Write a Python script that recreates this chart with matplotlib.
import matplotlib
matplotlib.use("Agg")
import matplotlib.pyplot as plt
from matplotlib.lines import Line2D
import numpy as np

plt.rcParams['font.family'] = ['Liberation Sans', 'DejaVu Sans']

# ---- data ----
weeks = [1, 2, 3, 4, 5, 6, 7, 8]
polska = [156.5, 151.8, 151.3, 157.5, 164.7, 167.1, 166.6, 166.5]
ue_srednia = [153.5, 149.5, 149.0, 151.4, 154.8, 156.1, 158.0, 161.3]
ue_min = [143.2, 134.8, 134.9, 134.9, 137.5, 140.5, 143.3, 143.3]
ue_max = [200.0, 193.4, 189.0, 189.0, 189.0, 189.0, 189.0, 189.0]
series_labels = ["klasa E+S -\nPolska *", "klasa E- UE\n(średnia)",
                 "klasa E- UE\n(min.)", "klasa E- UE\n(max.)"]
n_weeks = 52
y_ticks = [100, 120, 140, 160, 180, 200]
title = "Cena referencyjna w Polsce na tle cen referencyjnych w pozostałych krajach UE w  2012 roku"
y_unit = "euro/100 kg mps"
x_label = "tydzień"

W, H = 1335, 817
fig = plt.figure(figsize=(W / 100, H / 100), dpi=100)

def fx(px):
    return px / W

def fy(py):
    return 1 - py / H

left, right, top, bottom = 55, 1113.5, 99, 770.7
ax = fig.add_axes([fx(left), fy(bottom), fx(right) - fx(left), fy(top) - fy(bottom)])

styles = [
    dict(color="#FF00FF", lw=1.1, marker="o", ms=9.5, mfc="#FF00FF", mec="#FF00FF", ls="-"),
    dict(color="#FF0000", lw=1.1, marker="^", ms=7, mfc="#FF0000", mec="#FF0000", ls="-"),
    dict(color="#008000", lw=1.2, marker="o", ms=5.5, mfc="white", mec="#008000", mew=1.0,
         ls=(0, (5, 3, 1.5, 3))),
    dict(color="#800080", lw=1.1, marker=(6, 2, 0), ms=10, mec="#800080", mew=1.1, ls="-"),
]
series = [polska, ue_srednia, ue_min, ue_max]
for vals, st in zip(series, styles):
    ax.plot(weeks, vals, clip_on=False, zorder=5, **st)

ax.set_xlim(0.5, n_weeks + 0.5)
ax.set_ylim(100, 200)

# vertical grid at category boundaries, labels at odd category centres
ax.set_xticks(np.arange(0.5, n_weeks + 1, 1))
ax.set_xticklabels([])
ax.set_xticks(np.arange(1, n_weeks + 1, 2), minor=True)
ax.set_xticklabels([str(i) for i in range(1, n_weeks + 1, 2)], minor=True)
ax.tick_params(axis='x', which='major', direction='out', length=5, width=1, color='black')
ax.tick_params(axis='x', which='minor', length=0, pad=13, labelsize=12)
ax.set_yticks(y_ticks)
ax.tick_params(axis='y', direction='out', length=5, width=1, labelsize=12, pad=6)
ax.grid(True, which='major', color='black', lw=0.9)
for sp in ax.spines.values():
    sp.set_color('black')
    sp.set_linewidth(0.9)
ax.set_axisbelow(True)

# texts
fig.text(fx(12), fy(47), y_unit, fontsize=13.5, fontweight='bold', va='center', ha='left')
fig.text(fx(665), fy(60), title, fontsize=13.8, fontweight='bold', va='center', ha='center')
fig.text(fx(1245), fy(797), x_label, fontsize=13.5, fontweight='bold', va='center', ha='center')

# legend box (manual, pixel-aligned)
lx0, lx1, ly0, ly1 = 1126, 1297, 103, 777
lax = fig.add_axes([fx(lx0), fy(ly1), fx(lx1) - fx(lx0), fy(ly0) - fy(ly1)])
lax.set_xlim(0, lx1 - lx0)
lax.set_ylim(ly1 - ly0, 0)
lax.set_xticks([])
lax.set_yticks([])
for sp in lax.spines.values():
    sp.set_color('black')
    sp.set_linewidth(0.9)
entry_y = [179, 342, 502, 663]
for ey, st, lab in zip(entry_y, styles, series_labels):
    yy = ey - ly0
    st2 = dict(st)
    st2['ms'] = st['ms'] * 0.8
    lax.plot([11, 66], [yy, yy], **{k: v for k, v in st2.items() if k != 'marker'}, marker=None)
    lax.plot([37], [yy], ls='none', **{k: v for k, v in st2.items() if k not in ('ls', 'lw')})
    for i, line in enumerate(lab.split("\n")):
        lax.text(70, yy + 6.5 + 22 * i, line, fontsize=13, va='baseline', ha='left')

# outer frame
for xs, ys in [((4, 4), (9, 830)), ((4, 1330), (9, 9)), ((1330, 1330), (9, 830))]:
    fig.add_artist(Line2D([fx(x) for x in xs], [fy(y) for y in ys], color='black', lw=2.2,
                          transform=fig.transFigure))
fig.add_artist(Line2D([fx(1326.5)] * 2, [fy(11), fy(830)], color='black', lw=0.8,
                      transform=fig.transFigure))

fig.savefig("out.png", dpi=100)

────────────────────

## THE TASK
Exactly as written, please reproduce the lines from the first line of the data to the line containing "plt.rcParams['font.family'] = ['Liberation", inclusive, and nothing else.

## RESULT
Write a Python script that recreates this chart with matplotlib.
import matplotlib
matplotlib.use("Agg")
import matplotlib.pyplot as plt
from matplotlib.lines import Line2D
import numpy as np

plt.rcParams['font.family'] = ['Liberation Sans', 'DejaVu Sans']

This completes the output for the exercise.